I'm dealing with an issue that has left me perplexed.
A little background, we recently configured two separate stacks of 3 ex4800s as redundant access layers for our office. Each user has two ports at their desk, one going to either stack. These two stacks are trunking via LACP links to two ex4600s which sit in a virtual chassis. These sit in front of our office router, and a separate Cisco 2921 that does our VoIP network.
The configurations on the two access stacks are uniform and essentially identical. The same VoIP VLAN is configured on every port, and phones work without issue. That is, until we activate both stacks... If both access stacks are trunking to the aggregation VC there will be what appears to be a loop specifically confined to our VoIP VLAN. Phones will periodically lose connection for a time, until all the phones in the office are eventually down. During maintenance windows everything will appear fine, but as users roll in during the day the outage will come rolling in. Eventually the stack will become overwhelmed and require a reboot, but the phones are always the first victims.

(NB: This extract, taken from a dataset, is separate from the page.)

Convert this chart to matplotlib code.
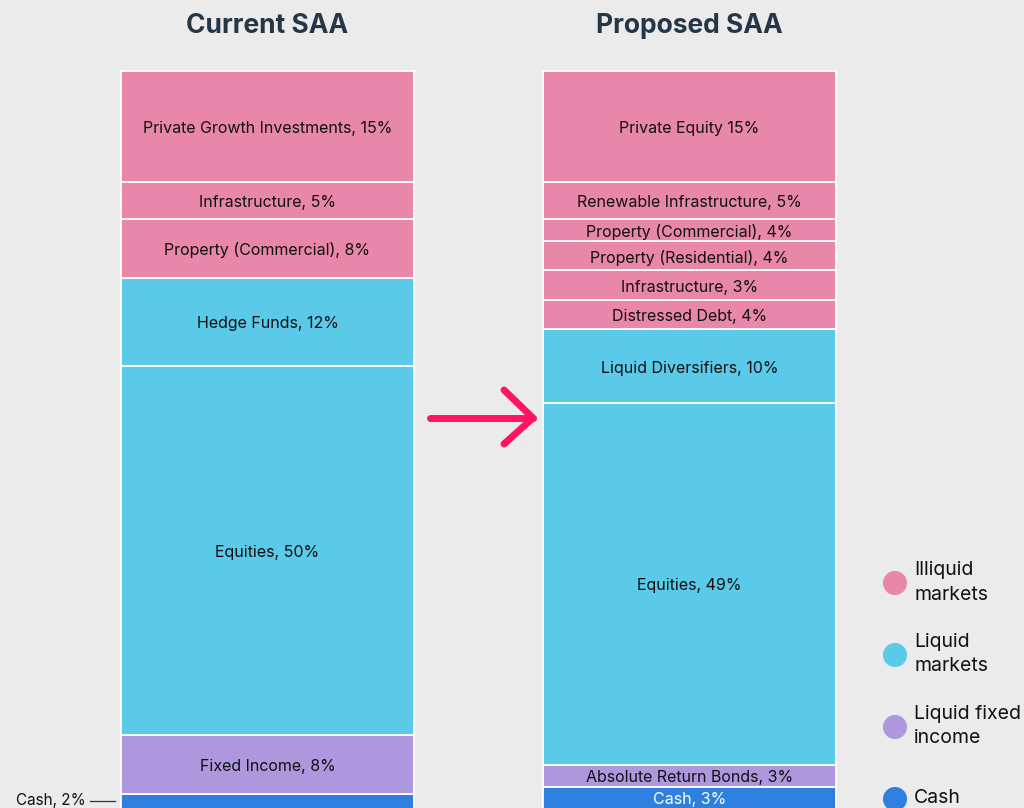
import matplotlib.pyplot as plt

# data
current_labels = ["Cash, 2%", "Fixed Income, 8%", "Equities, 50%", "Hedge Funds, 12%",
                  "Property (Commercial), 8%", "Infrastructure, 5%",
                  "Private Growth Investments, 15%"]
current_values = [2, 8, 50, 12, 8, 5, 15]
current_groups = ["cash", "fixed", "liquid", "liquid", "illiquid", "illiquid", "illiquid"]

proposed_labels = ["Cash, 3%", "Absolute Return Bonds, 3%", "Equities, 49%",
                   "Liquid Diversifiers, 10%", "Distressed Debt, 4%", "Infrastructure, 3%",
                   "Property (Residential), 4%", "Property (Commercial), 4%",
                   "Renewable Infrastructure, 5%", "Private Equity 15%"]
# segment heights as drawn in the chart
proposed_values = [3, 3, 49, 10, 4, 4, 4, 3, 5, 15]
proposed_groups = ["cash", "fixed", "liquid", "liquid", "illiquid", "illiquid",
                   "illiquid", "illiquid", "illiquid", "illiquid"]

legend_keys = ["illiquid", "liquid", "fixed", "cash"]
legend_labels = ["Illiquid\nmarkets", "Liquid\nmarkets", "Liquid fixed\nincome", "Cash"]

colors = {"illiquid": "#E887A9", "liquid": "#5BC9E8", "fixed": "#AE97DD", "cash": "#2F7FE0"}
bg = "#EBEBEB"

plt.rcParams['font.family'] = ['Inter', 'DejaVu Sans']

fig = plt.figure(figsize=(10.24, 8.08), dpi=100, facecolor=bg)
ax = fig.add_axes([0, 0, 1, 1])
ax.set_facecolor(bg)
px = 7.38  # pixels per percent
base = 809  # pixel row of the 0% line (just below the image)
ax.set_xlim(0, 1024)
ax.set_ylim((base - 808) / px, base / px)
ax.axis("off")

def yv(pix):
    return (base - pix) / px

bar_w = 293
centers = [267.5, 689.5]
titles = ["Current SAA", "Proposed SAA"]
stacks = [(current_labels, current_values, current_groups),
          (proposed_labels, proposed_values, proposed_groups)]

for i, (labels, values, groups) in enumerate(stacks):
    bottom = 0
    for lab, val, grp in zip(labels, values, groups):
        ax.bar(centers[i], val, width=bar_w, bottom=bottom, color=colors[grp],
               edgecolor="white", linewidth=1.3)
        mid = bottom + val / 2 - 2 / px
        if i == 0 and grp == "cash":
            # label outside with a leader line
            ax.text(86, yv(801), lab, ha="right", va="center", fontsize=11, color="#111111")
            ax.plot([90, 115], [yv(801), yv(801)], color="#333333", lw=0.9)
        else:
            tc = "white" if grp == "cash" else "#111111"
            ax.text(centers[i], mid, lab, ha="center", va="center", fontsize=11.5, color=tc)
        bottom += val
    ax.text(centers[i], yv(26), titles[i], ha="center", va="center",
            fontsize=19, fontweight="bold", color="#253746")

# arrow
ax.plot([430, 533], [yv(418), yv(418)], color="#FF1464", lw=5, solid_capstyle="round")
ax.plot([504, 533, 504], [yv(390), yv(418), yv(444)], color="#FF1464", lw=5,
        solid_capstyle="round", solid_joinstyle="round")

# legend
for k, (key, lab) in enumerate(zip(legend_keys, legend_labels)):
    ly = yv(583 + 72 * k)
    ax.scatter([895], [ly], s=300, color=colors[key], edgecolor="none", clip_on=False)
    ax.text(914, ly + 0.1, lab, ha="left", va="center", fontsize=14, color="#111111",
            linespacing=1.5 if k == 0 else 1.4)

fig.savefig("out.png", dpi=100, facecolor=bg)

The two stacks both see the aggregation as their root bridge, have RSTP enabled and bpdu-block-on-edge enabled. When we span the traffic during the outages we see TONS of DHCP traffic, but I'm not sure if it's a red herring. I've moved DHCP off of the Cisco Router and onto the AD instance that we use for all of our other subnets due to a lack of familiarity with DHCP on Cisco routers, but that hasn't brought any resolution.
There's no blatantly obvious loops in the network as far as I can tell.
As for now, we currently run off of one stack without issue, but I'd like to use two since the company has paid for both.
Is there something obvious I'm missing?